Tise direct approach sees to be difficult to carry on from here.

In his paper, Galperin used a linear transform that makes the reflection law at the diagonal an elastic one. More precisely, consider the new coordinates $X=\sqrt{m}x, Y=\sqrt{M}y$. That is, we use a more accurate ruler to measure the slow movement of the heavier ball.
Then he checked that the reflections at the two boundaries are elastic:

(1). Ball-Wall: $\sqrt{M}\,V$ stays the same, just $\sqrt{m}\,v\to -\sqrt{m}\,v$. Clearly elastic;

(2). Ball-Ball: note that $\vec{m}=(\sqrt{m},\sqrt{M})$ represents the direction of new boundary, $\vec{v}=(\sqrt{m}\,u,\sqrt{M}\,v)$ represents the direction of the new trajectory; the conservation laws can be rewritten as $P=\vec{m}\cdot\vec{v}$, $\sqrt{2E}=|\vec{v}|$ (before and after collision). Note that $P=\vec{m}^{\pm}\cdot\vec{v}^{\pm}=|\vec{m}^{\pm}|\times|\vec{v}^{\pm}|\cos\phi^{\pm}$: therefore $\phi^+=\phi^-$ does not change after the collision.

The final step is to notice that, for elastic collisions, the foldings of trajectory are the same as the mirror extensions along the boundaries. So we just count the number of rollovers of new space to pass the negative $y$-axis. The new cusp angle is given by $\tan \alpha=\frac{\sqrt{m}}{\sqrt{M}}$. In the case $M=10^{2k}m$ we have $\alpha=\arctan \frac{1}{10^k}\simeq 10^{-k}$ and $N(M)=\left[\frac{\pi}{\arctan 10^{-k}}\right]\simeq [10^k \pi]$.

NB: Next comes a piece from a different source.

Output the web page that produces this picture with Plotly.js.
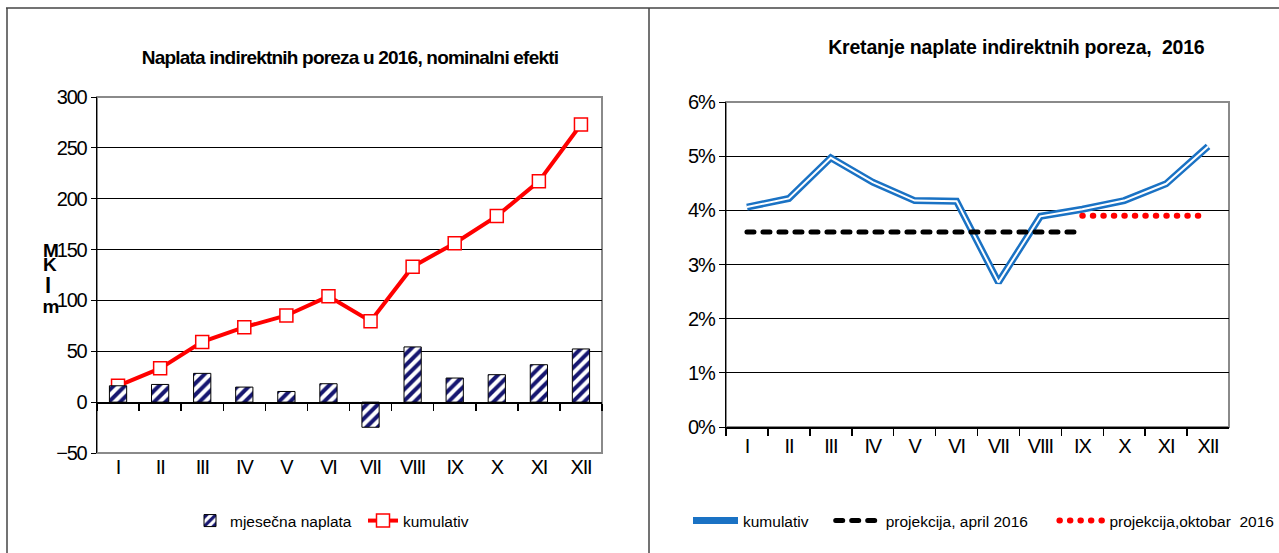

As remarked by Galperin, the space with coordinates $X=\sqrt{m}x, Y=\sqrt{M}y$ is the corrected, elastic billiard configration space. This supports Arnold’s claim that The notion of the configuration space alone let us solve a very difficult mathematical problem.